I had a similar experience with a realtor here in the Los Angeles area, and it cost our family a large sum of money to repair the undisclosed issues with the property. We sued the realtor and his agency and won a judgment for our damages.

In New Jersey, a seller is legally required to disclose all material defects that the seller knows of before the sale. If, after the sale has closed, you discover a material defect that seems to have existed before you bought the home, which the seller did not tell you about, you should be able to sue the seller and their agent.

The seller should have provided you with a form called a Seller’s Property Condition Disclosure Statement. Its purpose is to give the seller the opportunity to disclose, to the best of his or her knowledge, the condition of the property, thus allowing you to make an informed decision about whether to purchase and at what price.

Use of the Disclosure Statement form is not legally required. A New Jersey home seller may choose to disclose any known material defects in the property in some other way, either orally or in writing. Check the documentation from your sale to see whether you received the Disclosure Statement.

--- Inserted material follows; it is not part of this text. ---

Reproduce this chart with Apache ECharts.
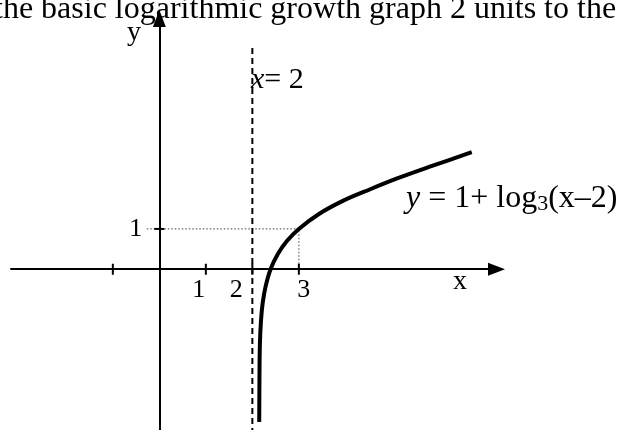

If you didn't, look into whether you received anything else in writing from the seller discussing the conditions you believe are material defects.

Among the numerous types of things a seller is required to disclose are electrical system hazards; structural problems; roof leakage; termites; environmental hazards; and plumbing, water, and sewage issues, mold, etc.

The type of issues you describe with your property should have been disclosed to you before the sale. If they weren’t, the sellers and their agent can be held liable for failing to disclose the material defects.

Sellers can be liable for fraud when they fail to disclose material facts that could affect the property value and therefore influence a prospective buyer’s purchasing decision. When sellers fail to disclose conditions that are latent, not reasonably observable to a buyer, and would affect a purchasing decision, they may be liable for fraud for “failure to disclose”.

When people often think of fraud, they often imagine affirmative statements made to a buyer. However, “failure to disclose” liability is premised on the “knowing concealment, suppression, or omission of any material fact.” N.J.S.A. 56:8-2. Therefore, a seller does not have to affirmatively lie to a buyer about the condition of the property. Simply not telling a buyer about a problem with a property can qualify as fraud. The definition of what constitutes a “material fact” is also one where the law allows a degree of wiggle room. Generally, a material fact is one that significantly affects the value of the property.

Consumers are afforded many protections under consumer fraud laws against sellers for “failure to disclose” material facts that affect real estate transactions. You have a possible consumer fraud case in connection with your real estate transaction, and it is imperative that you consult with an attorney.